By 2006, Save Darfur had already grown into the sort of campaign that could draw so many influential people to the Mall. The shadow of mass atrocities in Yugoslavia and Rwanda in the 1990s loomed large over a guilty global conscience; the UN Security Council had established two ad hoc tribunals to judge those crimes. The International Criminal Court was established in 2002—and some years later would hand out Darfur-related indictments. The Responsibility to Protect, which calls on all states to protect all populations from genocide, war crimes, and crimes against humanity—and to prevent such acts “through appropriate and necessary means”—was adopted in 2005 at the UN World Summit.
According to Rebecca Hamilton’s book Fighting for Darfur:Public Action and the Struggle to Stop Genocide, President George W. Bush declared that the Clinton administration’s failure to halt the massacres in Rwanda would not be repeated on his watch. His own administration had also heavily invested in the 2005 Comprehensive Peace Agreement that ended a decades-long civil war between Sudan’s central government and rebel groups in the south, leading to South Sudan’s eventual independence in 2011. That effort drew on religious solidarity with the largely Christian South Sudanese—or on Bush’s faith.
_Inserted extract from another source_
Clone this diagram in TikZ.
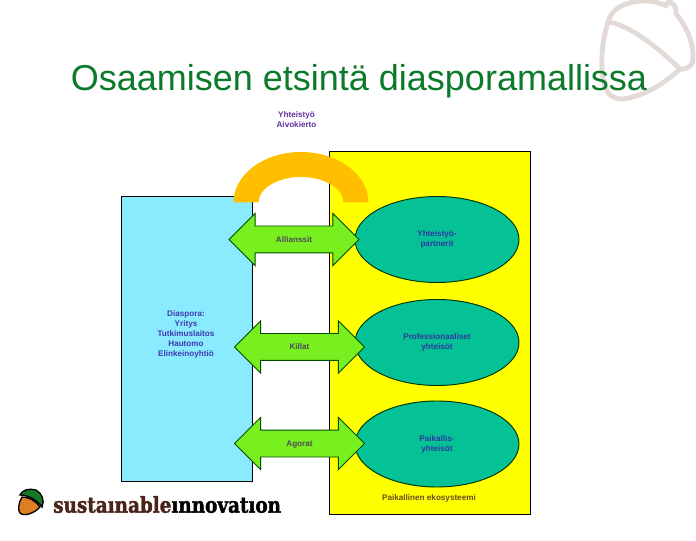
\documentclass[tikz,border=0pt]{standalone}
\usepackage{fontspec}
\setmainfont{Liberation Sans}
\newfontfamily\logofont[FakeStretch=0.84,FakeBold=1.6]{DejaVu Serif}
\usetikzlibrary{shapes.geometric,shapes.arrows}
\definecolor{otsikko}{HTML}{0B7A2B}
\definecolor{teksti}{HTML}{6030A0}
\definecolor{nuoliteksti}{HTML}{4F4A55}
\definecolor{soikioteksti}{HTML}{3038A0}
\definecolor{sinisenteksti}{HTML}{4038B0}
\definecolor{keltaisenteksti}{HTML}{6A4A20}
\definecolor{taustatammi}{HTML}{E2DAD6}
\definecolor{sininen}{HTML}{8AEBFF}
\definecolor{keltainen}{HTML}{FFFF00}
\definecolor{vihrea}{HTML}{78F020}
\definecolor{turkoosi}{HTML}{05C296}
\definecolor{oranssi}{HTML}{FFBE00}
\definecolor{ruskea}{HTML}{4A2418}
\tikzset{
  laatikko/.style={draw=black,line width=0.7pt,rectangle,inner sep=0pt},
  yhteiso/.style={draw=black!80!green,line width=0.7pt,fill=turkoosi,ellipse,inner sep=0pt,
    minimum width=123pt,minimum height=64.5pt,align=center,text=soikioteksti,
    font=\fontsize{6.1}{7.5}\selectfont\bfseries},
  nuoli/.style={draw=black!70!green,line width=0.7pt,fill=vihrea,double arrow,
    inner xsep=0pt,inner ysep=6.75pt,text height=5pt,text depth=1pt,
    double arrow head extend=9.5pt,minimum width=38.25pt,minimum height=97.5pt,
    text=nuoliteksti,font=\fontsize{6.1}{7.5}\selectfont\bfseries},
  pieni/.style={align=center,text=teksti,inner sep=0pt,font=\fontsize{6.1}{7.5}\selectfont\bfseries}
}
\begin{document}
\begin{tikzpicture}[x=0.75pt,y=-0.75pt]
\useasboundingbox (0,0) rectangle (696,541);

\draw[taustatammi,line width=3.6pt,line join=round,line cap=round]
  (608,22) .. controls (612,8) and (625,2) .. (643,1)
  .. controls (655,1) and (660,3) .. (666,6) (666,6) -- (668,2)
  .. controls (673,1) and (677,8) .. (676,14)
  .. controls (688,28) and (694,45) .. (693,60)
  .. controls (692,66) and (688,69) .. (680,69)
  .. controls (665,83) and (645,96) .. (623,99)
  .. controls (608,99) and (604,90) .. (602,70)
  .. controls (601,50) and (604,35) .. (608,22)
  .. controls (625,24) and (650,40) .. (680,69);

\node[laatikko,fill=keltainen,minimum width=150.75pt,minimum height=272.25pt] (ekosysteemi) at (429.5,332.5) {};
\node[laatikko,fill=sininen,minimum width=98.25pt,minimum height=213.75pt] (diaspora) at (186.5,338.5) {};

\fill[oranssi] (233.5,202.5) arc[start angle=180,end angle=360,x radius=67.5,y radius=50.5]
  -- (343.5,202.5) arc[start angle=360,end angle=180,x radius=42.5,y radius=25.5] -- cycle;

\node[yhteiso] (partnerit) at (437,239.5) {Yhteistyö-\\partnerit};
\node[yhteiso] (professio) at (437,342.5) {Professionaaliset\\yhteisöt};
\node[yhteiso] (paikallis) at (437,444) {Paikallis-\\yhteisöt};

\node[nuoli] (allianssit) at (294,239.5) {Allianssit};
\node[nuoli] (killat) at (299.5,347) {Killat};
\node[nuoli] (agorat) at (299.5,443.5) {Agorat};

\node[pieni] (yhteistyo) at (296.5,120) {Yhteistyö\\Aivokierto};
\node[pieni,text=sinisenteksti] (diasporateksti) at (186,334) {Diaspora:\\Yritys\\Tutkimuslaitos\\Hautomo\\Elinkeinoyhtiö};
\node[pieni,text=keltaisenteksti] (ekoteksti) at (429,498) {Paikallinen ekosysteemi};

\node[text=otsikko,inner sep=0pt,font=\fontsize{27}{32}\selectfont] (otsikko) at (359,81) {Osaamisen etsintä diasporamallissa};

\draw[black,line width=1pt,fill={rgb,255:red,222;green,125;blue,35}]
  (22,497) .. controls (18,503) and (18,511) .. (20,513)
  .. controls (24,517) and (35,513) .. (40,507)
  .. controls (36,501) and (29,497) .. (22,497) -- cycle;
\draw[black,line width=1pt,fill={rgb,255:red,20;green,120;blue,40}]
  (20,495) .. controls (22,490) and (29,488) .. (36,490)
  .. controls (42,493) and (45,501) .. (42,507)
  .. controls (38,501) and (29,495) .. (20,495) -- cycle;
\node[anchor=west,inner sep=0pt,font=\fontsize{16.4}{18}\logofont\bfseries] (logo) at (53,504.5) {\textcolor{ruskea}{sustaınable}\textcolor{black}{ınnovatıon}};
\end{tikzpicture}
\end{document}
But the Darfur conflict was more than a chance at redemption: It also coincided with the early years of the U.S. government’s war on terrorism. American troops spread into Afghanistan and Iraq. Washington was unapologetic about projecting power. It was trigger-happy about the application of sanctions.
To some, however, these overlapping agendas suggested that saving Darfur was less about Darfur than about the vanities of foreign policy interventionism. That the movement was not actually engaging with the deeper origins of the issue and the appropriate sources of possible solutions—namely, complicated structural challenges within Sudan and the disempowered local actors best placed to address them. Alex de Waal, the executive director of the World Peace Foundation at Tufts University, wrote in September 2009, “If ‘Save Darfur’ is interested in peace, the best it can do in the cause of peace is to fall silent.” Earlier that year, in a debate with Prendergast at Columbia University, Mahmoud Mamdani, a professor of government and anthropology, said that Save Darfur “has not created or even tried to create an informed movement, but a feel-good constituency.”
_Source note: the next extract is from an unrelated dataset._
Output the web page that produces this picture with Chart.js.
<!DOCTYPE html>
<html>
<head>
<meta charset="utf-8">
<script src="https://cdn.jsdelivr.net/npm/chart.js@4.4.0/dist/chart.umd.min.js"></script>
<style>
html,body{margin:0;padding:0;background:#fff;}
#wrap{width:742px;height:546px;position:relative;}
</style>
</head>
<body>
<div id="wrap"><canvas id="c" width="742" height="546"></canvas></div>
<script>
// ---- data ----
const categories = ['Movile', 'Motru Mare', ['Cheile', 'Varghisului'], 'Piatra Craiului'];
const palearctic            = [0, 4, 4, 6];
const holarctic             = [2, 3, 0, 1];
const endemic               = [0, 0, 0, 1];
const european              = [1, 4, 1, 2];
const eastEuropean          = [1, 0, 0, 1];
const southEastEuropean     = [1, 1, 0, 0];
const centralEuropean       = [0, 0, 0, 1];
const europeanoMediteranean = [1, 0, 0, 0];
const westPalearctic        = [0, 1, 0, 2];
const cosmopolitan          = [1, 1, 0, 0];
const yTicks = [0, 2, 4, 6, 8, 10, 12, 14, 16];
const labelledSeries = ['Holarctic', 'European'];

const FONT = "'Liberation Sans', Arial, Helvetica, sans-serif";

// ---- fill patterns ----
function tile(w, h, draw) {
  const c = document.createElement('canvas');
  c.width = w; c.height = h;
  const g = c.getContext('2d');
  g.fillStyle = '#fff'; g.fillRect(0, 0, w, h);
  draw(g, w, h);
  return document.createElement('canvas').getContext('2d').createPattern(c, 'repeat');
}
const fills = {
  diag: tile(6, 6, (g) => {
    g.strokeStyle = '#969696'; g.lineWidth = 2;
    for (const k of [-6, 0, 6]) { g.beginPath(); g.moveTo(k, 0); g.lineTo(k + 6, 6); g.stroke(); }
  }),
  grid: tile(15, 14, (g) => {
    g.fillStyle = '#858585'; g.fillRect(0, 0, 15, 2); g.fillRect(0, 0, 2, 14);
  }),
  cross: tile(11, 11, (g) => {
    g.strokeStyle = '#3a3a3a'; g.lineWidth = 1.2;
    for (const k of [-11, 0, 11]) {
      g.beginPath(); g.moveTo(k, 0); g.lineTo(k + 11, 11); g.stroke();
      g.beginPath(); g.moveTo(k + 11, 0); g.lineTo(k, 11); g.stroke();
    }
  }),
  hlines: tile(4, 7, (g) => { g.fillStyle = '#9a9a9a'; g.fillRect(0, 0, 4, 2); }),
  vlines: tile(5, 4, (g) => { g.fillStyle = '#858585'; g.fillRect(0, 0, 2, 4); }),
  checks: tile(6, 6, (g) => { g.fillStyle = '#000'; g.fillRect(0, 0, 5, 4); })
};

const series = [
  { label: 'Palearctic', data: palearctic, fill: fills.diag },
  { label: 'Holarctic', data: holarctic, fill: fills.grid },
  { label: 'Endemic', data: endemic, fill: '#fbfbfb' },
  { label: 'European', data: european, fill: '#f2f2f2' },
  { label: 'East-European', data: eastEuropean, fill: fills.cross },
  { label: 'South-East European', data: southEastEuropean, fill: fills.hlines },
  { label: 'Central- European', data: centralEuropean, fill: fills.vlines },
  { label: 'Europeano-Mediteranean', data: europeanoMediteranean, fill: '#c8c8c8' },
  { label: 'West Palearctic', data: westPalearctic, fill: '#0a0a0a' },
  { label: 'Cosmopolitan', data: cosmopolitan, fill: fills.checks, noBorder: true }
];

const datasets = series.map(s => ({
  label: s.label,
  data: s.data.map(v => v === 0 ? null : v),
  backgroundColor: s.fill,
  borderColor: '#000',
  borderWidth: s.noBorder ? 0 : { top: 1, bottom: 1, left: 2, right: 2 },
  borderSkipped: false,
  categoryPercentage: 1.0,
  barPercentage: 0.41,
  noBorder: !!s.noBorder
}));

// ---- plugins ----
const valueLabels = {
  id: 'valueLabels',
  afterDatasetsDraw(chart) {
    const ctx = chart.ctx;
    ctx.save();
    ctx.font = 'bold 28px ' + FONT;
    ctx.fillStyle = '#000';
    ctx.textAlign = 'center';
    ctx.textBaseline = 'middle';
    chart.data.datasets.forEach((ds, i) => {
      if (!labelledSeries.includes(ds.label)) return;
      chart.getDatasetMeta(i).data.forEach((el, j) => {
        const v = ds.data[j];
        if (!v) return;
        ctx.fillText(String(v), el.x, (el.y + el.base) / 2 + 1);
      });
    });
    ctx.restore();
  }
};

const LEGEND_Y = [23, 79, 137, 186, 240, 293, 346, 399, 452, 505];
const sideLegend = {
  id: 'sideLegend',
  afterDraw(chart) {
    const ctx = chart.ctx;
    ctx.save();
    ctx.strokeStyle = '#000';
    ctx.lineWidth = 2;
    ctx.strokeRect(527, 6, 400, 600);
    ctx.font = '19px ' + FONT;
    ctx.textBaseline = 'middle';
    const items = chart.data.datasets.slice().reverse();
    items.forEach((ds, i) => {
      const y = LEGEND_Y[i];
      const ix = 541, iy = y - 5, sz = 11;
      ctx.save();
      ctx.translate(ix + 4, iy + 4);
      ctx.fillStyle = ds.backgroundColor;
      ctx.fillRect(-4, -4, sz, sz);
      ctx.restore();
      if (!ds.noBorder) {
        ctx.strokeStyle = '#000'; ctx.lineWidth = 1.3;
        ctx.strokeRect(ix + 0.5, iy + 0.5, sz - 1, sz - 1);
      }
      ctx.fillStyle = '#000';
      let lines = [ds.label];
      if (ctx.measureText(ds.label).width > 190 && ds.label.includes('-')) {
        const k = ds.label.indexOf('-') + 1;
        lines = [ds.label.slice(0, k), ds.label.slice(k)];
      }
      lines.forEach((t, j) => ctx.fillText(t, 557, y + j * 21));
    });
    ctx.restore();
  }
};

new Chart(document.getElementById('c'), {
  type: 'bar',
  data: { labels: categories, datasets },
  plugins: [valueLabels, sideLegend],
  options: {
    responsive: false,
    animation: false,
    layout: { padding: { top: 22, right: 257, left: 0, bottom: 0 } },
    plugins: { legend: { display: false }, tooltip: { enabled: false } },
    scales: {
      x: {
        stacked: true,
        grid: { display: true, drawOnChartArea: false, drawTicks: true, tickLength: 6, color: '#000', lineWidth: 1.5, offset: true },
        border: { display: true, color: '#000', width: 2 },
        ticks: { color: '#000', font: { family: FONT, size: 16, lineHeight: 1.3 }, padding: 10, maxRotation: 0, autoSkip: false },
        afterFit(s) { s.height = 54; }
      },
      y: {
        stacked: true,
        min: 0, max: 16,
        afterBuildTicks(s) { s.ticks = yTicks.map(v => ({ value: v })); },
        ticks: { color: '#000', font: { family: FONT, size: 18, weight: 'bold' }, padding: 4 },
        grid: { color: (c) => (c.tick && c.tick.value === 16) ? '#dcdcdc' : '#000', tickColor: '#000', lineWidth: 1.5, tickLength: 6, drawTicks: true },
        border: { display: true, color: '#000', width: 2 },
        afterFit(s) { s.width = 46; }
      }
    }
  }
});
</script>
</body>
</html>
A little under two decades later, it is not only Darfur but all of Sudan that is engulfed in conflict. In April 2023, a military partnership fell apart and took the country with it. Fracturing swiftly followed. Today, there is looting and rape in the capital Khartoum, ethnic cleansing in the west, and a steady stream of refugees in the east. The specter of genocide looms once again over African peoples in Darfur. What there isn’t is the sort of global attention that some 20 years ago achieved the challenging task of capturing attention, advocacy, and funding for a complicated conflict in a remote part of Africa.